Vesuvian Villas are like an old string of pearls: it’s a beautiful thing even though some pearls are damaged.
When the King Carl of Bourbon (reigning over Naples) built a palace in the beautiful countryside (back then) of Portici in mid 18th century, all the nobles rushed to build Villas close to it. The more important they were, the closer to the Palace the Villa was. At the end they stretched from Ercolano’s excavations through Torre del Greco (close to Pompei). The architects involved were the major Italian names of the time: Vanvitelli, Fuga, Sanfelice, etc. They were so beautiful that this strip of the road was called “the golden mile”.
The royal palace in Portici drove also industrial innovation: in 1839 the first railroad on Italian peninsula started operations between Napoli and Portici. In support of that a plant was established in Portici, in a place called Pietrarsa, that was the first on the future Italian soil to build a locomotive.
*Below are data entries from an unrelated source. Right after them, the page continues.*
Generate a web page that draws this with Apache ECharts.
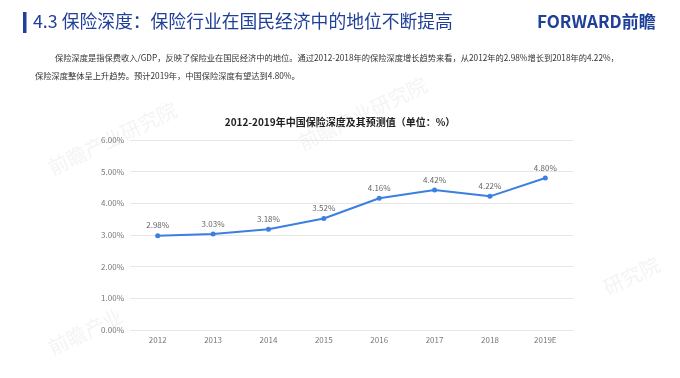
<!DOCTYPE html>
<html>
<head>
    <meta charset="utf-8">
    <title>保险深度</title>
    <script src="https://cdn.jsdelivr.net/npm/echarts@6/dist/echarts.min.js"></script>
    <style>
        html, body { margin: 0; padding: 0; background: #fff; }
        #chart1 { width: 680px; height: 378px; }
    </style>
</head>
<body>
<div id="chart1"></div>
<script type="text/javascript">
    // 数据
    var years = ['2012', '2013', '2014', '2015', '2016', '2017', '2018', '2019E'];
    var depth = [2.98, 3.03, 3.18, 3.52, 4.16, 4.42, 4.22, 4.80];
    var yTicks = [0, 1, 2, 3, 4, 5, 6];

    var font = '"Noto Sans CJK SC", "Noto Sans", sans-serif';
    var wm = '#f4f4f4'; // 水印颜色
    var myChart1 = echarts.init(document.getElementById('chart1'));
    myChart1.setOption({
        backgroundColor: '#fff',
        textStyle: { fontFamily: font },
        title: {
            text: '2012-2019年中国保险深度及其预测值（单位：%）',
            left: 'center',
            top: 112,
            textStyle: { fontSize: 10, fontWeight: 'bold', color: '#222', fontFamily: font }
        },
        graphic: [
            // 水印
            { type: 'text', x: 45, y: 160, rotation: Math.PI / 7, z: -1, style: { text: '前瞻产业研究院', fill: wm, font: '20px ' + font } },
            { type: 'text', x: 295, y: 135, rotation: Math.PI / 7, z: -1, style: { text: '前瞻产业研究院', fill: wm, font: '20px ' + font } },
            { type: 'text', x: 600, y: 280, rotation: Math.PI / 7, z: -1, style: { text: '研究院', fill: wm, font: '20px ' + font } },
            { type: 'text', x: 45, y: 340, rotation: Math.PI / 7, z: -1, style: { text: '前瞻产业', fill: wm, font: '20px ' + font } },
            // 页眉
            { type: 'rect', shape: { x: 23, y: 12, width: 3.5, height: 21 }, style: { fill: '#1f3f99' } },
            { type: 'text', left: 33, top: 12, style: { text: '4.3 保险深度：保险行业在国民经济中的地位不断提高', fill: '#1f3f99', font: '17.8px ' + font } },
            { type: 'text', left: 537, top: 13, style: { text: 'FORWARD前瞻', fill: '#1f3f99', font: 'bold 17px ' + font } },
            { type: 'text', left: 55, top: 54, style: { text: '保险深度是指保费收入/GDP，反映了保险业在国民经济中的地位。通过2012-2018年的保险深度增长趋势来看，从2012年的2.98%增长到2018年的4.22%，', fill: '#333', font: '8.25px ' + font } },
            { type: 'text', left: 35, top: 72, style: { text: '保险深度整体呈上升趋势。预计2019年，中国保险深度有望达到4.80%。', fill: '#333', font: '8.25px ' + font } }
        ],
        grid: { left: 130, right: 107, top: 140, bottom: 48 },
        xAxis: {
            type: 'category',
            data: years,
            axisLine: { show: false },
            axisTick: { show: false },
            axisLabel: { color: '#777', fontSize: 8, margin: 6 }
        },
        yAxis: {
            type: 'value',
            min: yTicks[0],
            max: yTicks[yTicks.length - 1],
            interval: 1,
            axisLine: { show: false },
            axisTick: { show: false },
            axisLabel: { color: '#777', fontSize: 8, margin: 6, formatter: function (v) { return v.toFixed(2) + '%'; } },
            splitLine: { lineStyle: { color: '#e6e6e6', width: 1 } }
        },
        series: [{
            name: '保险深度',
            type: 'line',
            data: depth,
            symbol: 'circle',
            symbolSize: 5,
            lineStyle: { color: '#3b7fe0', width: 2 },
            itemStyle: { color: '#3b7fe0' },
            label: {
                show: true,
                position: 'top',
                distance: 4,
                color: '#666',
                fontSize: 8,
                formatter: function (p) { return p.value.toFixed(2) + '%'; }
            }
        }]
    });
</script>
</body>
</html>
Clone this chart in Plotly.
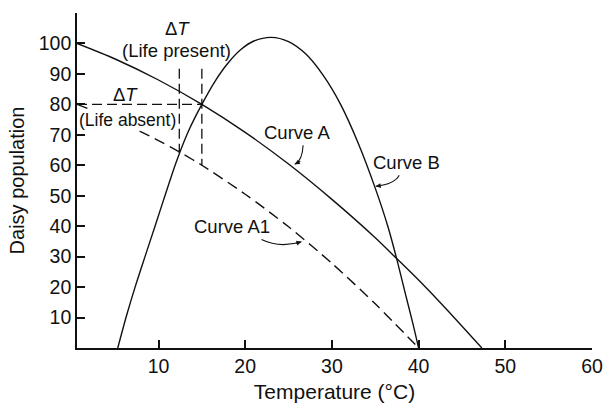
import plotly.graph_objects as go

# ---- data ----
curve_a_t = [0.6, 5, 10, 15, 20, 25, 30, 35, 37.5, 40, 43, 47.3]
curve_a_y = [100, 94.9, 88, 80, 70.8, 60.4, 48.8, 36.2, 29.3, 22.3, 13.4, 0]

curve_a1_t = [0.6, 5, 10, 12.4, 15, 20, 25, 30, 35, 40]
curve_a1_y = [80, 75, 68.1, 64.4, 60, 50.5, 39.8, 27.8, 14.5, 0]

curve_b_t = [5.3, 6.3, 7.3, 8.5, 9.6, 10.8, 12.1, 13.5, 15, 16.5, 18, 19.5, 21, 23,
             25, 27, 29, 31, 33, 35, 36.5, 37.5, 38.5, 39.3, 40]
curve_b_y = [0, 10.5, 20, 30.5, 40, 50.5, 61.5, 71.5, 80, 87.5, 93.5, 98, 100.8, 102,
             100.6, 96.5, 89.5, 80, 67.5, 52.5, 39.5, 29, 17.5, 8.5, 0]

# Delta-T guide lines
guide_h_t = [0.6, 15]
guide_h_y = [80, 80]
guide_v1_t = [12.4, 12.4]
guide_v1_y = [91.7, 64]
guide_v2_t = [15, 15]
guide_v2_y = [91.7, 60]

x_ticks = [10, 20, 30, 40, 50, 60]
y_ticks = [10, 20, 30, 40, 50, 60, 70, 80, 90, 100]

FONT = "Liberation Sans, Arial, sans-serif"
BLACK = "#111111"

fig = go.Figure()
fig.add_trace(go.Scatter(x=curve_a_t, y=curve_a_y, mode="lines",
                         line=dict(color=BLACK, width=1.4, shape="spline", smoothing=0.8)))
fig.add_trace(go.Scatter(x=curve_a1_t, y=curve_a1_y, mode="lines",
                         line=dict(color=BLACK, width=1.4, shape="spline", smoothing=0.8,
                                   dash="11px,6px")))
fig.add_trace(go.Scatter(x=curve_b_t, y=curve_b_y, mode="lines",
                         line=dict(color=BLACK, width=1.4, shape="spline", smoothing=0.8)))
for gx, gy in [(guide_h_t, guide_h_y), (guide_v1_t, guide_v1_y), (guide_v2_t, guide_v2_y)]:
    fig.add_trace(go.Scatter(x=gx, y=gy, mode="lines",
                             line=dict(color=BLACK, width=1.3, dash="10px,5px")))

ann_font = dict(family=FONT, size=18.5, color=BLACK)
annotations = [
    dict(x=12.23, y=104.8, text="Δ<i>T</i>"),
    dict(x=12.11, y=97.7, text="(Life present)"),
    dict(x=6.23, y=83.2, text="Δ<i>T</i>"),
    dict(x=6.45, y=75.0, text="(Life absent)", bgcolor="white", borderpad=0,
         font=dict(family=FONT, size=17.5, color=BLACK)),
    dict(x=25.92, y=70.9, text="Curve A"),
    dict(x=38.6, y=60.8, text="Curve B"),
    dict(x=18.42, y=39.8, text="Curve A1"),
]
annotations = [dict(dict(xref="x", yref="y", showarrow=False, font=ann_font,
                         xanchor="center", yanchor="middle"), **a) for a in annotations]

# arrowheads for the curved pointers
heads = [
    dict(x=25.72, y=60.3, ax=7, ay=-4),
    dict(x=35.06, y=53.1, ax=7, ay=-1),
    dict(x=26.49, y=34.9, ax=-7, ay=2),
]
for h in heads:
    annotations.append(dict(h, xref="x", yref="y", axref="pixel", ayref="pixel", text="",
                            showarrow=True, arrowhead=2, arrowsize=0.9, arrowwidth=1.1,
                            arrowcolor=BLACK, standoff=0, startstandoff=0))

shapes = [
    dict(type="path", xref="x", yref="y", path="M 26.68,66.6 Q 26.6,61.6 25.72,60.3",
         line=dict(color=BLACK, width=1.1)),
    dict(type="path", xref="x", yref="y", path="M 37.76,56.7 Q 37.25,53.8 35.06,53.1",
         line=dict(color=BLACK, width=1.1)),
    dict(type="path", xref="x", yref="y", path="M 21.88,35.6 Q 23.99,32.7 26.49,34.9",
         line=dict(color=BLACK, width=1.1)),
]

fig.update_layout(
    width=603, height=404,
    margin=dict(l=77, r=11, t=13, b=56),
    paper_bgcolor="white", plot_bgcolor="white",
    showlegend=False,
    font=dict(family=FONT, color=BLACK),
    annotations=annotations,
    shapes=shapes,
)
fig.update_xaxes(range=[0.6, 60], tickvals=x_ticks, ticktext=[str(v) for v in x_ticks],
                 automargin=False,
                 showgrid=False, zeroline=False, showline=True, linecolor=BLACK, linewidth=1.6,
                 ticks="inside", ticklen=8, tickwidth=1.5, tickcolor=BLACK,
                 tickfont=dict(family=FONT, size=19.5, color=BLACK),
                 title=dict(text="Temperature (°C)", font=dict(family=FONT, size=21, color=BLACK),
                            standoff=8))
fig.update_yaxes(range=[0, 110], tickvals=y_ticks, ticktext=[str(v) for v in y_ticks],
                 automargin=False,
                 showgrid=False, zeroline=False, showline=True, linecolor=BLACK, linewidth=1.6,
                 ticks="inside", ticklen=8, tickwidth=1.5, tickcolor=BLACK,
                 tickfont=dict(family=FONT, size=19.5, color=BLACK),
                 title=dict(text="Daisy population", font=dict(family=FONT, size=20, color=BLACK),
                            standoff=9))

fig.write_html("out.html")
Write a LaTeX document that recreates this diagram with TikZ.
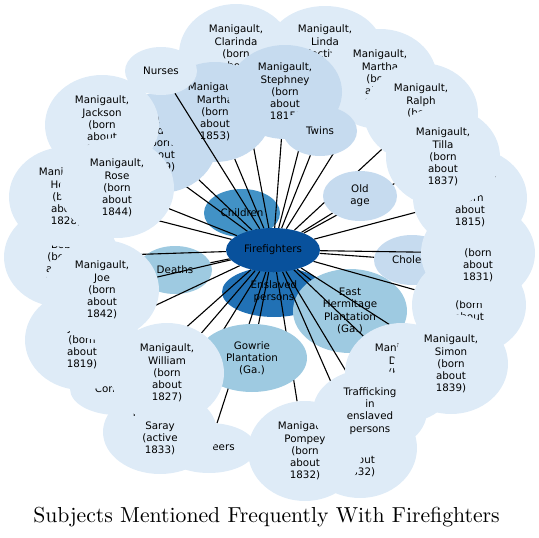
\documentclass[tikz,border=0pt]{standalone}
\usepackage{fontspec}
\setsansfont{DejaVu Sans}
\newfontfamily\titlefont{lmroman10-regular}[Extension=.otf]
\usetikzlibrary{shapes.geometric}

\definecolor{hub}{HTML}{08519C}
\definecolor{deep}{HTML}{2171B5}
\definecolor{mid}{HTML}{4292C6}
\definecolor{light}{HTML}{9ECAE1}
\definecolor{soft}{HTML}{C6DBEF}
\definecolor{pale}{HTML}{DEEBF7}

\pgfdeclarelayer{back}
\pgfdeclarelayer{edges}
\pgfdeclarelayer{front}
\pgfsetlayers{back,edges,main,front}

\begin{document}
\begin{tikzpicture}[x=1pt, y=-1pt,
  every node/.style={font=\sffamily\fontsize{10.3}{12.2}\selectfont, align=center},
  blob/.style n args={2}{ellipse, inner sep=0pt, minimum width=#1, minimum height=#2},
  person/.style={blob={114}{100}, fill=pale},
  person4/.style={blob={114}{84}, fill=pale},
  link/.style={line width=1.1pt, black}]
  \useasboundingbox (0,0) rectangle (539,538);

  % Topics that the links run over
  \begin{pgfonlayer}{back}
    \node[blob={76}{48}, fill=mid] (children) at (242,213) {Children};
    \node[blob={104}{50}, fill=deep] (enslaved) at (274,292) {Enslaved\\persons};
    \node[blob={74}{48}, fill=light] (deaths) at (175,270) {Deaths};
    \node[blob={114}{84}, fill=light] (hermitage) at (350,311) {East\\Hermitage\\Plantation\\(Ga.)};
    \node[blob={76}{50}, fill=soft] (cholera) at (412,260) {Cholera};
  \end{pgfonlayer}

  % Upper ring
  \node[person] (clarinda) at (236,54) {Manigault,\\Clarinda\\(born\\about\\1830)};
  \node[person4] (linda) at (325,48) {Manigault,\\Linda\\(active\\1833)};
  \node[person] (marthab) at (380,79) {Manigault,\\Martha\\(born\\about\\1818)};
  \node[person] (ralph) at (421,113) {Manigault,\\Ralph\\(born\\about\\1840)};
  \node[person, fill=soft] (dido) at (160,143) {Manigault,\\Dido,\\(born\\about\\1829)};
  \node[person, fill=soft] (martha) at (215,112) {Manigault,\\Martha\\(born\\about\\1853)};
  \node[person, fill=soft, minimum height=94] (stephney) at (285,92) {Manigault,\\Stephney\\(born\\about\\1815)};
  \node[blob={74}{50}, fill=soft] (twins) at (320,131) {Twins};
  \node[blob={72}{48}, fill=pale] (nurses) at (161,71) {Nurses};

  % Left ring
  \node[person] (jackson) at (102,125) {Manigault,\\Jackson\\(born\\about\\1835)};
  \node[person] (bob) at (61,257) {Manigault,\\Bob\\(born\\about\\1820)};
  \node[person] (henry) at (66,197) {Manigault,\\Henry\\(born\\about\\1828)};
  \node[person] (rose) at (117,188) {Manigault,\\Rose\\(born\\about\\1844)};
  \node[blob={94}{52}, fill=pale] (convicts) at (117,389) {Convicts};
  \node[person] (jacob) at (82,340) {Manigault,\\Jacob\\(born\\about\\1819)};
  \node[person] (joe) at (102,290) {Manigault,\\Joe\\(born\\about\\1842)};

  % Lower ring
  \node[blob={94}{50}, fill=pale] (engineers) at (209,448) {Engineers};
  \node[person4] (saray) at (160,432) {Manigault,\\Saray\\(active\\1833)};
  \node[blob={110}{68}, fill=light] (gowrie) at (252,358) {Gowrie\\Plantation\\(Ga.)};
  \node[person] (william) at (167,373) {Manigault,\\William\\(born\\about\\1827)};
  \node[person] (peter) at (360,448) {Manigault,\\Peter\\(born\\about\\1832)};
  \node[person] (pompey) at (305,451) {Manigault,\\Pompey\\(born\\about\\1832)};
  \node[person] (delia) at (402,373) {Manigault,\\Delia\\(born\\about\\1835)};
  \node[person4] (trafficking) at (370,411) {Trafficking\\in\\enslaved\\persons};

  % Right ring
  \node[person] (amy) at (469,305) {Manigault,\\Amy\\(born\\about\\1845)};
  \node[person] (simon) at (451,364) {Manigault,\\Simon\\(born\\about\\1839)};
  \node[person] (hector) at (478,253) {Manigault,\\Hector\\(born\\about\\1831)};
  \node[person] (binah) at (470,198) {Manigault,\\Binah\\(born\\about\\1815)};
  \node[person] (tilla) at (443,157) {Manigault,\\Tilla\\(born\\about\\1837)};
  \node[blob={74}{50}, fill=soft] (oldage) at (360,196) {Old\\age};

  % Hub
  \node[blob={94}{44}, fill=hub] (ff) at (273,250) {Firefighters};

  \begin{pgfonlayer}{edges}
    \foreach \t in {children, enslaved, deaths, hermitage, cholera, clarinda,
      linda, marthab, ralph, dido, martha, stephney, twins, jackson, bob,
      henry, rose, convicts, jacob, joe, engineers, saray, gowrie, william,
      peter, pompey, delia, trafficking, amy, simon, hector, binah, tilla, oldage}
      \draw[link] (ff) -- (\t);
  \end{pgfonlayer}
  \begin{pgfonlayer}{front}
    \draw[link] (ff) -- (nurses);
  \end{pgfonlayer}

  \node[font=\titlefont\fontsize{21.7}{26}\selectfont, anchor=base] (title) at (266.5,522)
    {Subjects Mentioned Frequently With Firefighters};
\end{tikzpicture}
\end{document}
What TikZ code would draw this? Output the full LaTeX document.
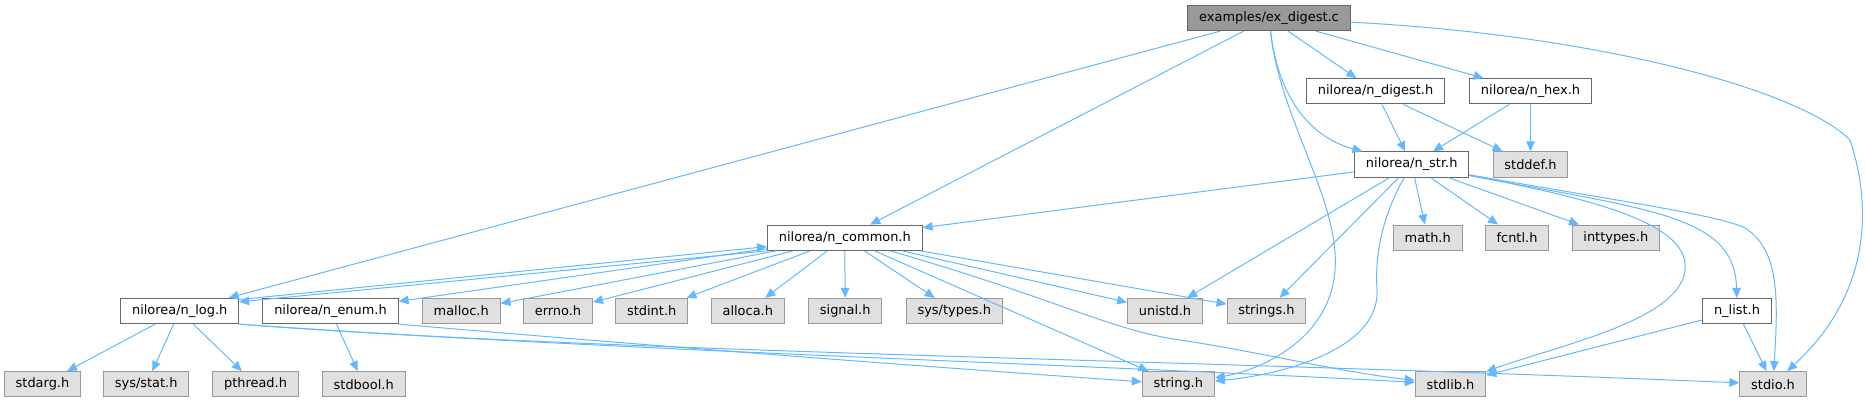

All this cultural, historical, and aesthetic wealth is still there today, even though the metropolitan area has now embedded them in its disordered and sometimes wild growth. The Pietrarsa plant is now a railway museum worth a visit, both for the material exposed and for the structure itself. There is also a dedicated web site: www.museodipietrarsa.it
Some of the Villas can be visited today, and some of them host events like concerts or exhibitions. Famous examples are Villa Campolieto, Villa delle Ginestre, Villa Favorita, and a few others. Recently we visited Villa Vannucchi in S. Giorgio a Cremano, restored in the last few years and now its beautiful gardens are open to the public.
Not all of them survived in a decent status. Neglected for a long time, they have been swallowed and destroyed by the city. One dramatic example is Villa d’Elboeuf, set by the sea in Portici and falling apart.
There are guided tours to these villas today that give a chance to visit a selection of these Villas. There is even a Festival, now in its 26th year, that offers cultural and musical events in these splendid locations (http://www.festivalvillevesuviane.it/).
It is an interesting trip, where magnificent pieces of architecture are sometimes surrounded by “less-than-magnificent” ’60 and ’70 suburbs architecture, some other times they are not far from important Roman remnants in Ercolano and Pompei. It happens in a place populated over millennia; it’s part of the experience, too.